▶ **Data shown**
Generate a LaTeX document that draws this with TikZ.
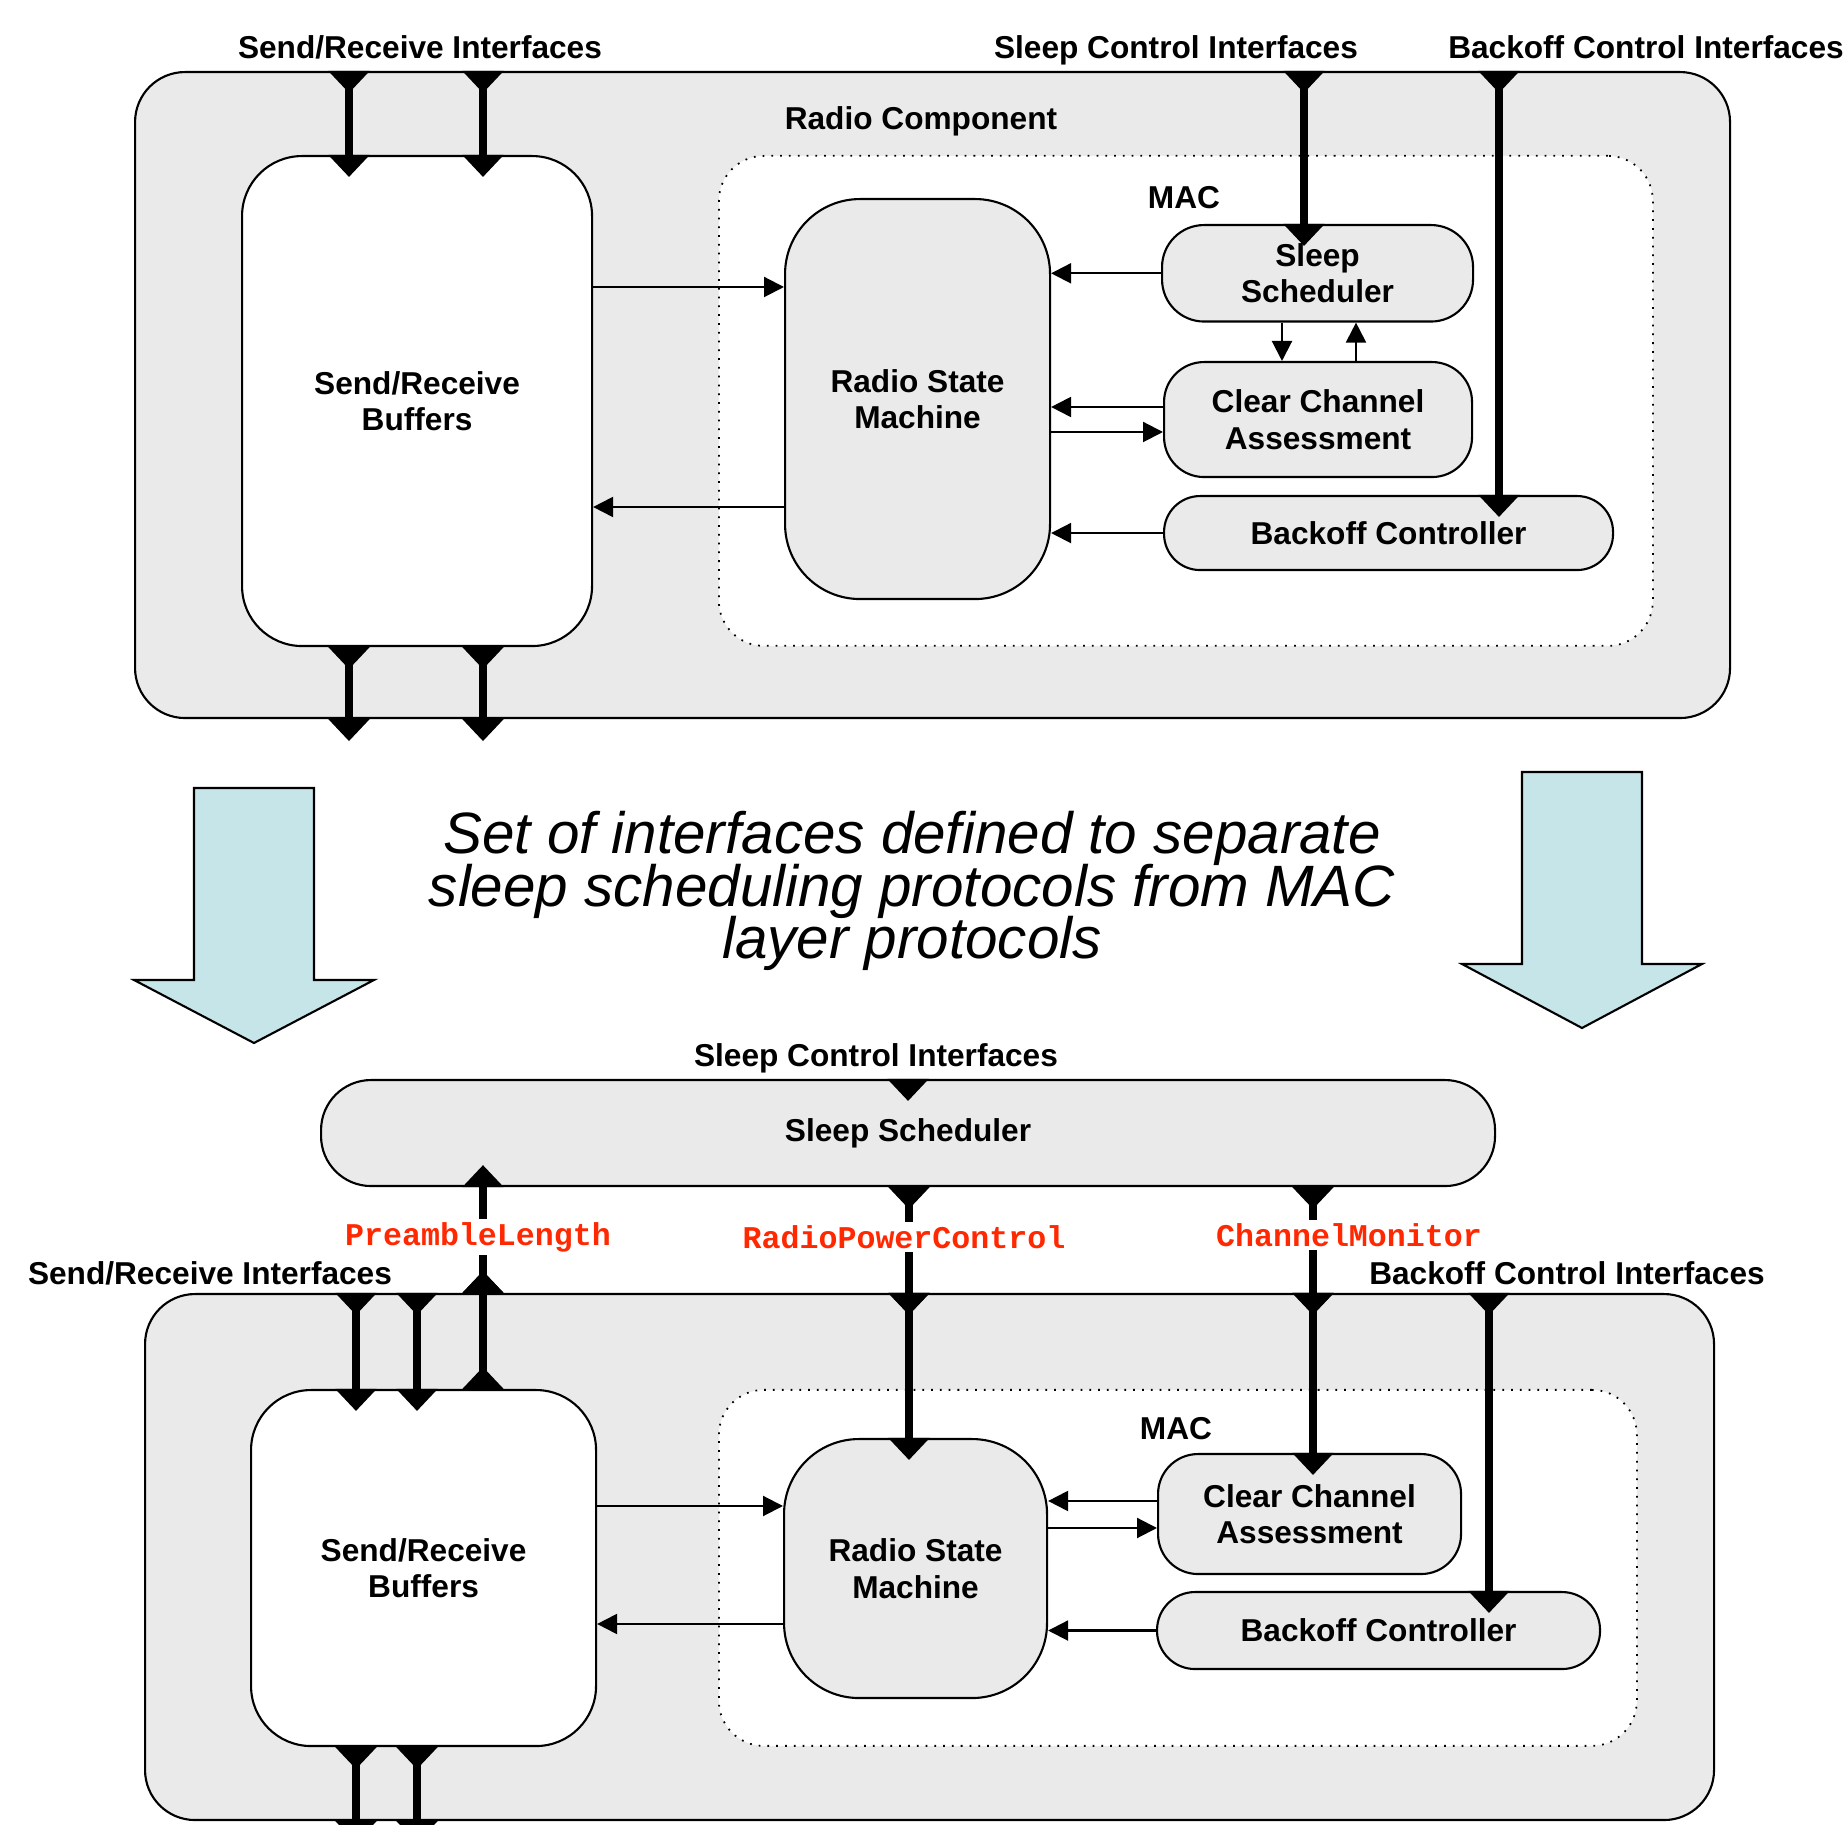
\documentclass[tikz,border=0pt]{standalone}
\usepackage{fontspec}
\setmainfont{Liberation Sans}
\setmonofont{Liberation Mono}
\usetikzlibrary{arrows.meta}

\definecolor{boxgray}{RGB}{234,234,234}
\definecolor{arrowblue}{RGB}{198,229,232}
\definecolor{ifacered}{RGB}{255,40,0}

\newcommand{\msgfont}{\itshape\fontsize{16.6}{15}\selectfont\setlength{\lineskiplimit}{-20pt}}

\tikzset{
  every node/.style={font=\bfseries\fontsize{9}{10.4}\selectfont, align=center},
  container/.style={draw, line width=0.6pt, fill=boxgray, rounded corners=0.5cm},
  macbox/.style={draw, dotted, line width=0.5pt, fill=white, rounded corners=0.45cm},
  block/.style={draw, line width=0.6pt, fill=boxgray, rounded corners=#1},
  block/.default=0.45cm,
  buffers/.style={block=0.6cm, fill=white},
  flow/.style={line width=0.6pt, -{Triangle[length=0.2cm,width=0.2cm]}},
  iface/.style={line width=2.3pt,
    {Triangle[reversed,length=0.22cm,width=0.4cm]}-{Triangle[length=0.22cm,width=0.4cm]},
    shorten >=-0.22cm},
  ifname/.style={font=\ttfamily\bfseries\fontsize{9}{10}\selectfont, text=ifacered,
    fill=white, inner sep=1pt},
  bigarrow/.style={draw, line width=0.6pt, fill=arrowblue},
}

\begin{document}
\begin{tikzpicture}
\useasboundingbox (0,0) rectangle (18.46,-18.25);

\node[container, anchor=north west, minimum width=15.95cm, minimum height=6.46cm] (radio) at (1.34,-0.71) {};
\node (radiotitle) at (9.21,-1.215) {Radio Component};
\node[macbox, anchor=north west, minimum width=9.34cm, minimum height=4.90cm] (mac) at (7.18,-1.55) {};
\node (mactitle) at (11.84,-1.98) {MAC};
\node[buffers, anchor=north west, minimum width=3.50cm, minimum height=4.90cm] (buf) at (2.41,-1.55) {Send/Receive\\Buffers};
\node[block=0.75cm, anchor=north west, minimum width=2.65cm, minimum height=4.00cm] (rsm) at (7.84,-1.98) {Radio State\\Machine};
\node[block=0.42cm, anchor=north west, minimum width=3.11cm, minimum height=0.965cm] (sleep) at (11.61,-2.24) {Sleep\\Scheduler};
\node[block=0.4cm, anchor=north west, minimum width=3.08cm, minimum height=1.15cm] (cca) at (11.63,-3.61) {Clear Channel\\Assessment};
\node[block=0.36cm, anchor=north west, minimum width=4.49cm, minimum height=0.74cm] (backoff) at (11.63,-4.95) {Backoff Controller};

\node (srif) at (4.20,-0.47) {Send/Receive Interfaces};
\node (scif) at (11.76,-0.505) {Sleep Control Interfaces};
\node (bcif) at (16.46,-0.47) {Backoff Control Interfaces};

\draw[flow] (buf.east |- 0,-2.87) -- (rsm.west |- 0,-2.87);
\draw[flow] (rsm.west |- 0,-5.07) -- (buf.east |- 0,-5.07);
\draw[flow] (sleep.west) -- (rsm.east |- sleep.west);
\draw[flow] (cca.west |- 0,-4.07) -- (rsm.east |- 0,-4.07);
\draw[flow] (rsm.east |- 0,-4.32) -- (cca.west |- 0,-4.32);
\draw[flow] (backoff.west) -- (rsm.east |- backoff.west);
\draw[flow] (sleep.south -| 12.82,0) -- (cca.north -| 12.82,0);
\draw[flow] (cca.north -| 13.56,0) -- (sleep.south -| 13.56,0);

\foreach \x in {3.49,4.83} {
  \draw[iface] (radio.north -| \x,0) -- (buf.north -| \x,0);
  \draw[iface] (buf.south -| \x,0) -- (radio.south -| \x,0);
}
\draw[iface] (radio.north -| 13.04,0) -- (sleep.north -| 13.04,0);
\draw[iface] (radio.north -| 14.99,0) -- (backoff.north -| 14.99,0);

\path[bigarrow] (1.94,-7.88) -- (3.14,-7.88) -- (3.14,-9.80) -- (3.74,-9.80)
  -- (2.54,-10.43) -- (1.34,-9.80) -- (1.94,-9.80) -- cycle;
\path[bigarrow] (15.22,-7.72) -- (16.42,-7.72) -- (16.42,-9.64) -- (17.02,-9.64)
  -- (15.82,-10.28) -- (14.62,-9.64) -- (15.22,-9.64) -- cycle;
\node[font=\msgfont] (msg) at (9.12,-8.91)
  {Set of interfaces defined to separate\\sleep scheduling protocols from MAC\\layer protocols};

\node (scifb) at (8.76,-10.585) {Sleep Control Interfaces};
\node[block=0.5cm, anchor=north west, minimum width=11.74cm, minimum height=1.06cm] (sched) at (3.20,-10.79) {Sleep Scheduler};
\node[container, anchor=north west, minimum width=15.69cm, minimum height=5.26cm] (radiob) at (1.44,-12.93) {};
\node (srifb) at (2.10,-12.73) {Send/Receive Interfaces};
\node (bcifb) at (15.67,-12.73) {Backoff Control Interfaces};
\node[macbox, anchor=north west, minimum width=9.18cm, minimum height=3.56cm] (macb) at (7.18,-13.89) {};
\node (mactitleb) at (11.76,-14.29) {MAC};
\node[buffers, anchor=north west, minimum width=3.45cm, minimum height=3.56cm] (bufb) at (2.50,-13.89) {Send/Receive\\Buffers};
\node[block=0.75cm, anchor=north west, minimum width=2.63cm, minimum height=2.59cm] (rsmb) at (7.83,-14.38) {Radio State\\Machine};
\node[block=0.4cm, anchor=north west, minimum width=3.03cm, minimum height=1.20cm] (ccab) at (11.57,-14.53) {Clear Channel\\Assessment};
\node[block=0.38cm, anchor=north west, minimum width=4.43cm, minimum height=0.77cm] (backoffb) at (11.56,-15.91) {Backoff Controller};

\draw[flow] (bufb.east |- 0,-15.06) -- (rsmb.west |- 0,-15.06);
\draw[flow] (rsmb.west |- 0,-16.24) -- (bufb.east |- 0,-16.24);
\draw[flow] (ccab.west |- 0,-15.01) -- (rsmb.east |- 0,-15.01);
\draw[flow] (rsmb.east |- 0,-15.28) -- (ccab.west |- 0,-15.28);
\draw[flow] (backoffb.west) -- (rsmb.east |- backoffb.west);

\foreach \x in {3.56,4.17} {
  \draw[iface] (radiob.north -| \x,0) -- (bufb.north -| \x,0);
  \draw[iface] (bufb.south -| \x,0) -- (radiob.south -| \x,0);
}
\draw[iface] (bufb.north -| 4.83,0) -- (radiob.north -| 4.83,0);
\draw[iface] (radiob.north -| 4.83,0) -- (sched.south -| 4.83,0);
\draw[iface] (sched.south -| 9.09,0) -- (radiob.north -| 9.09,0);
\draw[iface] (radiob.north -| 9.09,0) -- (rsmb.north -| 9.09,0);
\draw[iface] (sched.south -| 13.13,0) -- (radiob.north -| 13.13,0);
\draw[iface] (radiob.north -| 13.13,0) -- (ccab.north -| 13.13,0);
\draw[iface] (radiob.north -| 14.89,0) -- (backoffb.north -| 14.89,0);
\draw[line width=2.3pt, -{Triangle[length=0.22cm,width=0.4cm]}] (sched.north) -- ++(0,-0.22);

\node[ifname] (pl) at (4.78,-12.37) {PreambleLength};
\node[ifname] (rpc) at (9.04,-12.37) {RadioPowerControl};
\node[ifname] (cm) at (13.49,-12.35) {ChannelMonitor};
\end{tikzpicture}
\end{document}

▶ **Your instructions**
Starting with the first line of the data above and ending with the line containing "(0,0) rectangle (18.46,-18.25);", please restate every line exactly, leaving images out.

▶ **Result of this exercise**
Generate a LaTeX document that draws this with TikZ.
\documentclass[tikz,border=0pt]{standalone}
\usepackage{fontspec}
\setmainfont{Liberation Sans}
\setmonofont{Liberation Mono}
\usetikzlibrary{arrows.meta}

\definecolor{boxgray}{RGB}{234,234,234}
\definecolor{arrowblue}{RGB}{198,229,232}
\definecolor{ifacered}{RGB}{255,40,0}

\newcommand{\msgfont}{\itshape\fontsize{16.6}{15}\selectfont\setlength{\lineskiplimit}{-20pt}}

\tikzset{
  every node/.style={font=\bfseries\fontsize{9}{10.4}\selectfont, align=center},
  container/.style={draw, line width=0.6pt, fill=boxgray, rounded corners=0.5cm},
  macbox/.style={draw, dotted, line width=0.5pt, fill=white, rounded corners=0.45cm},
  block/.style={draw, line width=0.6pt, fill=boxgray, rounded corners=#1},
  block/.default=0.45cm,
  buffers/.style={block=0.6cm, fill=white},
  flow/.style={line width=0.6pt, -{Triangle[length=0.2cm,width=0.2cm]}},
  iface/.style={line width=2.3pt,
    {Triangle[reversed,length=0.22cm,width=0.4cm]}-{Triangle[length=0.22cm,width=0.4cm]},
    shorten >=-0.22cm},
  ifname/.style={font=\ttfamily\bfseries\fontsize{9}{10}\selectfont, text=ifacered,
    fill=white, inner sep=1pt},
  bigarrow/.style={draw, line width=0.6pt, fill=arrowblue},
}

\begin{document}
\begin{tikzpicture}
\useasboundingbox (0,0) rectangle (18.46,-18.25);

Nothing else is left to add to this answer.